Une surprise est-elle possible samedi?
«Bien sûr. Si le LS peut réaliser un exploit, ce sera sur son synthétique. Pour cela, il faudra que les Vaudois jouent intelligemment en évitant d’attaquer la fleur au fusil pour se faire ensuite piéger en contre. Le FCZ est davantage en difficulté lorsqu’il doit faire le jeu. En revanche, je ne peux pas croire un instant que les Zurichois prendront leurs adversaires un peu à la légère. Ils sortent de deux saisons compliquées, des souvenirs encore trop proches pour qu’ils les aient oubliés. On voit qu’ils ont du plaisir sur le terrain et qu’ils ont envie de le prolonger au maximum.»
Quel mercato en janvier?
Lausanne: «Pour ce qui concerne le LS, cela me paraît assez simple. Le recrutement d’un No 9 d’expérience, ou d’un joueur offensif capable de jouer derrière Amdouni, est indispensable si le club ne veut pas vivre une deuxième partie de saison stressante. Un tel élément permettrait aussi aux autres jeunes attaquants lausannois de se développer et de progresser plus tranquillement.

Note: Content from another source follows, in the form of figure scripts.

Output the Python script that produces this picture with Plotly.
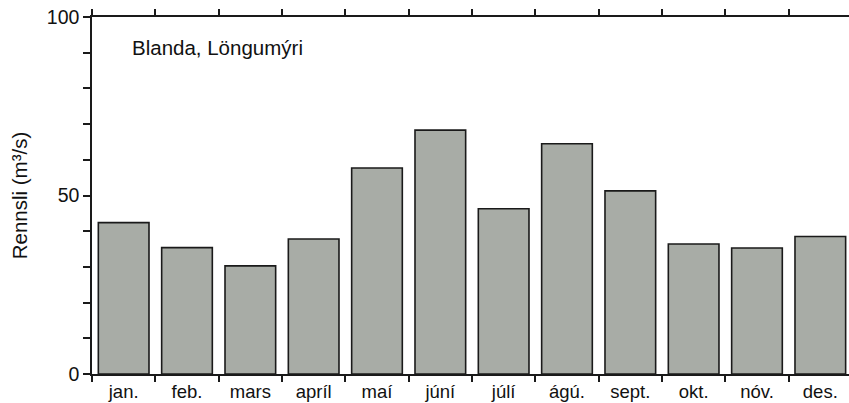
import plotly.graph_objects as go

months = ["jan.", "feb.", "mars", "apríl", "maí", "júní", "júlí", "ágú.", "sept.", "okt.", "nóv.", "des."]
flow = [42.4, 35.4, 30.3, 37.8, 57.7, 68.3, 46.3, 64.5, 51.3, 36.4, 35.3, 38.5]
y_ticks = [0, 50, 100]

fig = go.Figure()
fig.add_trace(go.Bar(
    x=months, y=flow, width=0.8,
    marker=dict(color="#a8aca6", line=dict(color="#1a1a1a", width=1.6)),
    showlegend=False,
))

font = "Liberation Sans, Arial, sans-serif"
fig.update_layout(
    width=849, height=403,
    margin=dict(l=92, r=0, t=17, b=29),
    plot_bgcolor="white", paper_bgcolor="white",
    font=dict(family=font, color="#111", size=16),
    xaxis=dict(
        type="category", range=[-0.5, 11.453], automargin=False,
        tickson="boundaries", ticks="outside", ticklen=6, tickwidth=1.5,
        tickcolor="#1a1a1a", showgrid=False, zeroline=False,
        showline=True, linecolor="#1a1a1a", linewidth=1.5, mirror="ticks",
        tickfont=dict(size=18.5),
    ),
    yaxis=dict(
        range=[0, 100], tickvals=y_ticks, automargin=False,
        ticks="outside", ticklen=7, tickwidth=1.5, tickcolor="#1a1a1a",
        showgrid=False, zeroline=False,
        showline=True, linecolor="#1a1a1a", linewidth=1.5,
        tickfont=dict(size=19.5),
        title=dict(text="Rennsli (m³/s)", font=dict(size=20.5), standoff=14),
        minor=dict(dtick=10, ticks="outside", ticklen=7, tickwidth=1.5,
                   tickcolor="#1a1a1a", showgrid=False),
    ),
)
fig.add_annotation(
    text="Blanda, Löngumýri", xref="paper", yref="paper",
    x=0.05, y=0.915, xanchor="left", yanchor="middle", showarrow=False,
    font=dict(size=20.5, family=font, color="#111"),
)
fig.write_html("out.html", config={"displayModeBar": False},
               post_script="document.body.style.margin='0';")
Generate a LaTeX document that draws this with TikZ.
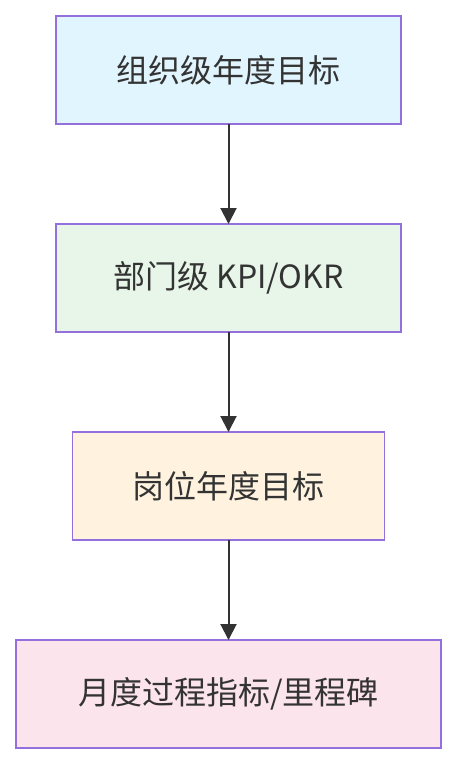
\documentclass[tikz,border=0pt]{standalone}
\usepackage{fontspec}
\setmainfont{Noto Sans CJK SC}
\usetikzlibrary{positioning,arrows.meta}
\definecolor{edgegray}{HTML}{333333}
\definecolor{boxline}{HTML}{9370DB}
\definecolor{orgblue}{HTML}{E1F5FE}
\definecolor{deptgreen}{HTML}{E8F5E9}
\definecolor{postorange}{HTML}{FFF3E0}
\definecolor{monthpink}{HTML}{FCE4EC}
\tikzset{
  goalbox/.style={draw=boxline, line width=1.6pt, minimum height=108pt, outer sep=0pt,
    font=\fontsize{32}{38}\selectfont, text=edgegray, inner sep=0pt},
  flow/.style={draw=edgegray, line width=2pt, -{Triangle[width=16pt,length=16pt]}}
}
\begin{document}
\begin{tikzpicture}[x=1pt,y=1pt]
        \useasboundingbox (0,0) rectangle (456,-764);
        \node [goalbox, fill=orgblue, minimum width=345pt] (org) at (228.5,-70) {组织级年度目标};
        \node [goalbox, fill=deptgreen, minimum width=345pt, below=100pt of org] (dept) {部门级 KPI/OKR};
        \node [goalbox, fill=postorange, minimum width=312pt, below=100pt of dept] (post) {岗位年度目标};
        \node [goalbox, fill=monthpink, minimum width=425pt, below=100pt of post] (month) {月度过程指标/里程碑};
        \draw [flow] (org) -- (dept);
        \draw [flow] (dept) -- (post);
        \draw [flow] (post) -- (month);
    \end{tikzpicture}
\end{document}
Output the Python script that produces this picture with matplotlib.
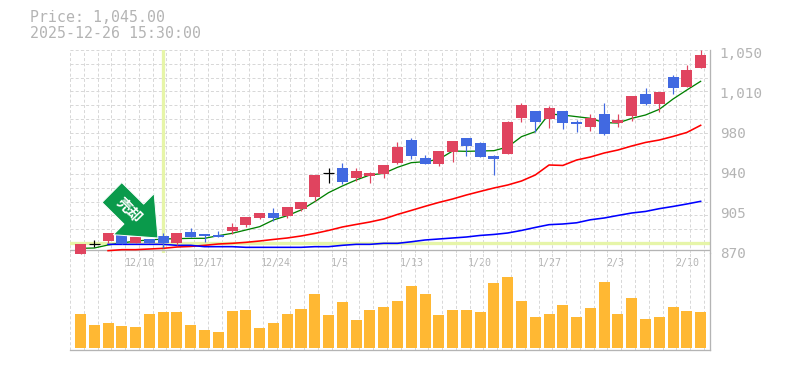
import numpy as np
import matplotlib
matplotlib.use("Agg")
import matplotlib.pyplot as plt

W, H = 785, 370

# top of body, bottom of body, high, low; direction: 'u' red, 'd' blue, 'x' doji
body_top = [878.1,878.1,888,888,884.4,882.6,885.3,888,888.9,887.1,886.2,893.4,902.4,906,906,911.4,915.9,940.2,941.7,946.5,943.8,942,949.2,965.4,971.7,955.5,961.8,970.8,973.5,969,957.3,987.9,1003.2,997.8,1000.5,997.8,987.9,991.5,995.1,989.7,1011.3,1013.1,1014.9,1028.4,1034.7,1048.2]
body_bot = [869.1,878.1,880.8,878.1,879,879,879,879,884.4,885.3,884.4,889.8,895.2,901.5,901.5,903.3,909.6,920.4,941.7,933.9,937.5,939.3,941.1,951,957.3,950.1,950.1,960.9,966.3,956.4,954.6,959.1,991.5,987.9,990.6,987,986.1,983.4,977.1,987,993.3,1004.1,1004.1,1018.5,1019.4,1036.5]
highs = [878.1,881.4,888,888,884.4,882.6,888,888,892.5,887.1,889.8,897,902.4,906,910.5,911.4,915.9,940.2,946.5,951,946.5,942.9,949.2,969.9,973.5,958.2,961.8,970.8,973.5,969.9,958.2,988.8,1005,997.8,1002.3,997.8,989.7,995.1,1005,995.1,1011.3,1018.5,1014.9,1030.2,1039.2,1052.7]
lows = [869.1,875.4,879,878.1,879,879,874.5,877.2,884.4,879.9,884.4,887.1,893.4,900.6,898.8,901.5,907.8,916.8,933,932.1,934.8,933,937.5,950.1,954.6,950.1,948.3,951.9,957.3,956.4,940.2,959.1,987.9,978.9,982.5,981.6,978.9,979.8,976.2,983.4,988.8,1003.2,996.9,1013.1,1019.4,1036.5]
direction = ['u','x','u','d','u','d','d','u','d','d','d','u','u','u','d','u','u','u','x','d','u','u','u',
             'u','d','d','u','u','d','d','d','u','u','d','u','d','d','u','d','u','u','d','u','d','u','u']
volume = [102,69,75,66,63,102,108,108,69,54,48,111,114,60,75,102,117,162,99,138,84,114,123,
          141,186,162,99,114,114,108,195,213,141,93,102,129,93,120,198,102,150,87,93,123,111,108]
ma_short = [874.2,874.5,877.2,879,880.8,881.7,882.6,882.9,883.2,883.2,885.6,887.7,890.7,893.7,899.7,903.6,908.7,916.2,924.3,930.3,935.7,940.2,941.7,947.1,951.3,952.2,954.3,961.8,961.5,961.8,962.1,965.4,974.7,979.2,995.1,994.2,992.7,991.2,987.3,987,991.2,994.2,999.3,1008.6,1016.7,1024.5]
ma_mid = [np.nan,np.nan,872.1,873,873,873.6,874.2,875.4,875.9,876.9,878.1,878.7,879.6,880.8,882.2,883.5,885.3,887.6,890.3,893.4,895.7,897.9,900.6,904.7,908.3,912,915.5,918.6,922.2,925.4,928.5,931.2,934.8,940.2,949.2,948.8,953.7,956.4,960,962.7,966.3,969.5,971.7,974.9,978.5,984.9]
ma_long = [np.nan,np.nan,877.8,877.8,877.8,877.8,877.8,876.9,876.9,875.7,875.7,875.7,875.1,875.1,875.1,875.1,875.1,875.7,875.7,876.9,877.8,877.8,878.7,878.7,880.1,881.7,882.6,883.5,884.4,885.8,886.7,888,890.3,893,895.5,896.1,897.2,899.9,901.5,903.8,906,907.4,909.9,911.9,914.1,916.5]
price_ticks = [1050, 1014, 978, 942, 906, 870]
price_labels = ["1,050", "1,010", "980", "940", "905", "870"]
date_pos = [4.27, 9.27, 14.2, 18.83, 24.02, 29.0, 34.05, 38.8, 44.0]
date_labels = ["12/10", "12/17", "12/24", "1/5", "1/13", "1/20", "1/27", "2/3", "2/10"]
marker_index = 6
marker_price = 879.4
title_lines = ["Price: 1,045.00", "2025-12-26 15:30:00"]
arrow_label = "売却"

GRAY = "#b4b4b4"
GRID = "#d8d8d8"
RED = "#e0445f"
BLUE = "#4169e1"
BAND = "#e6f5a8"
MONO = "DejaVu Sans Mono"
px = 72 / 100
x = np.arange(len(volume))

fig = plt.figure(figsize=(W / 100, H / 100), dpi=100, facecolor="white")
ax = fig.add_axes([70 / W, (H - 253) / H, 640 / W, 203 / H])
vx = fig.add_axes([70 / W, 20 / H, 640 / W, 97 / H], sharex=ax)
vx.patch.set_alpha(0)
ax.patch.set_alpha(0)

XMIN, XMAX = -0.762, 45.68
grid_x = np.arange(47) + XMIN
grid_y = 1052.7 - 12.402 * np.arange(15)

ax.set_xlim(XMIN, XMAX)
ax.set_ylim(870, 1052.7)
vx.set_ylim(-6, 285)

dash = (0, (3, 2.2))
for a in (ax, vx):
    a.set_xticks(grid_x, minor=True)
    a.grid(True, which="minor", axis="x", color=GRID, lw=1 * px, ls=dash)
    a.set_axisbelow(True)
    a.tick_params(which="both", length=0)
    for s in a.spines.values():
        s.set_visible(False)
    a.spines["right"].set_visible(True)
    a.spines["right"].set_color(GRAY)
    a.spines["right"].set_linewidth(1.3 * px)

ax.set_yticks(grid_y, minor=True)
ax.grid(True, which="minor", axis="y", color=GRID, lw=1 * px, ls=dash)

vx.spines["bottom"].set_visible(True)
vx.spines["bottom"].set_color(GRAY)
vx.spines["bottom"].set_linewidth(1.3 * px)
vx.set_yticks([])
vx.tick_params(axis="x", labelbottom=False)

ax.yaxis.tick_right()
ax.set_yticks(price_ticks)
ax.set_yticklabels(price_labels, family=MONO, fontsize=10.3, color=GRAY)
ax.tick_params(axis="y", which="major", pad=7, length=0)
ax.set_xticks(date_pos)
ax.set_xticklabels(date_labels, family=MONO, fontsize=7.2, color=GRAY)
ax.tick_params(axis="x", which="major", pad=3.5, length=0, labelbottom=True)

# highlight bands
ax.axhline(marker_price, color=BAND, lw=3.3 * px, zorder=1.5)
ax.axvline(marker_index, color=BAND, lw=3.3 * px, zorder=1.5)
ax.axhline(872.7, color=GRAY, lw=1.3 * px, zorder=1.6)

# moving averages
ax.plot(x, ma_short, color="#008000", lw=1.3 * px, zorder=2)
ax.plot(x, ma_mid, color="#ff0000", lw=1.6 * px, zorder=2)
ax.plot(x, ma_long, color="#0000ff", lw=1.6 * px, zorder=2)

# candles
colors = {"u": RED, "d": BLUE, "x": "black"}
for i in x:
    c = colors[direction[i]]
    ax.vlines(i, lows[i], highs[i], color=c, lw=1.2 * px, zorder=3, clip_on=False)
    if direction[i] == "x":
        ax.hlines(body_top[i], i - 0.4, i + 0.4, color=c, lw=1.2 * px, zorder=3)
    else:
        ax.bar(i, body_top[i] - body_bot[i], bottom=body_bot[i], width=0.8, color=c,
               linewidth=0, zorder=3, clip_on=False)

# volume
vx.bar(x, volume, width=0.8, color="#ffb833", linewidth=0, zorder=3)

# arrow
tip = (5.62, 883.5)
ax.annotate("", xy=tip, xytext=(-46 * px, 45.5 * px), textcoords="offset points",
            arrowprops=dict(arrowstyle="simple,head_length=%f,head_width=%f,tail_width=%f"
                            % (34 * px, 58 * px, 28 * px),
                            mutation_scale=1, shrinkA=0, shrinkB=0,
                            facecolor="#0a9a4b", edgecolor="white", lw=0.7),
            zorder=6, annotation_clip=False)
ax.annotate(arrow_label, xy=tip, xytext=(-29 * px, 28 * px), textcoords="offset points",
            rotation=-45, rotation_mode="anchor", ha="center", va="center",
            fontsize=10.5, fontweight="bold", color="white",
            family="Noto Sans CJK JP", zorder=7)

# header
for line, yy in zip(title_lines, (18, 33)):
    fig.text(30 / W, 1 - yy / H, line, family=MONO, fontsize=10.7, color=GRAY,
             ha="left", va="center")

fig.savefig("out.png", dpi=100, facecolor="white")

Zurich: «À Zurich, le sujet est plus délicat. Lorsque j’étais jeune entraîneur, j’ai commis l’erreur de changer un peu mon équipe en hiver alors qu’elle faisait partie du trio de tête. Des ajustements qui ont modifié la hiérarchie dans le vestiaire, ce qui avait engendré un deuxième tour plus laborieux et une petite chute au classement. Dans la situation actuelle, le FCZ ne devrait donc, à mon avis, pas intervenir sur le marché des transferts en janvier. Et si la mécanique reste la même au printemps, le titre ne sera pas une utopie.»
Un pronostic?
«Ce qui est évident pour moi, c’est que ce duel sera beaucoup plus serré sur le terrain que ne peut le laisser penser la différence de valeur et de confiance qui anime aujourd’hui les deux équipes. Cela dit, je vois quand même une victoire zurichoise à la fin. Un 2-1 me semble envisageable.»